Natural perry alongside their cider. Ground-picked fruit and slow wild ferments. A proper taste of Somerset.

11

Little Pomona

Near Bromyard, Herefordshire

Table Perry, pét nat perries and a traditional-method Brut de Poiré. Perry dressed up for dinner, and very good it is too.

12

Vagrant

Cornwall

Even the wandering Cornishman makes perry. Tiny batches from fruit nobody else touches.

(Tricky stick to apples, and Welsh Mountain's perry pears are still growing. We'll let them both off. For now.)

Get Yourself Down There

Top 5 Farm Gates Worth A Visit

Cider always tastes best in the yard where it was made. These makers welcome visitors. Ring ahead or check the website first.

1

Butford Organics

Bodenham, Herefordshire

Guided tours of the organic orchards and the traditional cider house. Each one finishes with a tasting, as all good things should.

2

Tricky Cider

Low Ham, Somerset

The farm is open most weekdays and the odd Saturday. Buy straight from the source on the Somerset Levels.

3

Ross-on-Wye Cider & Perry Co

Broome Farm, Peterstow

A proper working cider farm in the Wye Valley, with a grand range to taste and take home.

4

Bratton Seymour

Near Wincanton, Somerset

A tiny maker in prime cheddar and cider country. The fruit comes from two old orchards at North Cadbury and Woolston, either side of Montgomery's famous cheddar dairy. There's no visitor centre, so look them up before you set off. It's a fantastic corner of Somerset for a day out.

5

Gregg's Pit

Much Marcle, Herefordshire

A small place, so get in touch before you turn up.

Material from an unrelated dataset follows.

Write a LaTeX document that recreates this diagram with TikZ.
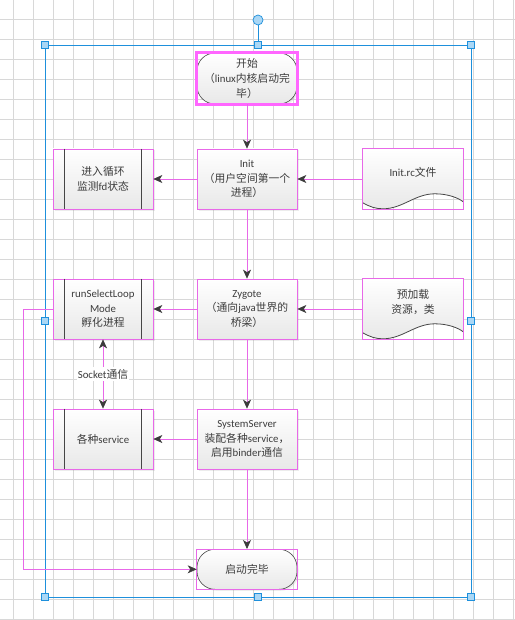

Much Marcle at blossom or harvest time is worth the trip on its own.

New To This?

Top 5 For Your First Box

New to proper cider? Start here. Five makers whose bottles will spoil you for the fizzy yellow stuff forever.

1

Tricky Cider

The proper farmhouse

A mixed case of their still and sparkling farmhouse ciders is a crash course in what Somerset tastes like.

2

Gwatkin

Spoilt for choice

Around thirty-five ciders and perries to pick from. There's a Gwatkin for every taste. Start medium and work your way to dry.

3

Little Pomona

The dinner party

Take a bottle instead of wine and watch eyebrows go up. Elegant and superb.

4

Oliver's Cider & Perry

The eye-opener

One barrel-aged bottle from Tom Oliver and you'll understand the fuss.

5

Ross-on-Wye Cider & Perry Co

The mixed case

A grand spread of single varieties and styles from one family farm. The easiest way to find out what you like.

Bonus List

Five Bits Of Cider Wisdom

Forty years of tastings, distilled. Learn from my mistakes. Or make your own. They're more fun.

1

Look for "100% juice"

Read the label

If the label doesn't say it was pressed from fresh apples, it's probably concentrate with fizz and sugar. All fourteen makers on this list press the real thing.

2

Still isn't flat

Serving it right

Proper farmhouse cider is often still, and that's by design. Serve it cellar-cool rather than ice-cold and it will open up nicely.

3

Cloudy is nothing to fear

Trust the haze

A little haze from a wild ferment is flavour, not a fault. Crystal-clear and very fizzy usually means it has been filtered half to death.

4

Perry is perry

Say it with me

Not pear cider. Never pear cider. It's made from proper perry pears and it's delicate, superb and criminally overlooked. Start with Gregg's Pit and thank me later.

5

Buy from the farm gate

Keep them going

Every box bought direct keeps a small maker pressing and an old orchard standing. Most of this list ships nationwide. Go steady, it's stronger than it lets on.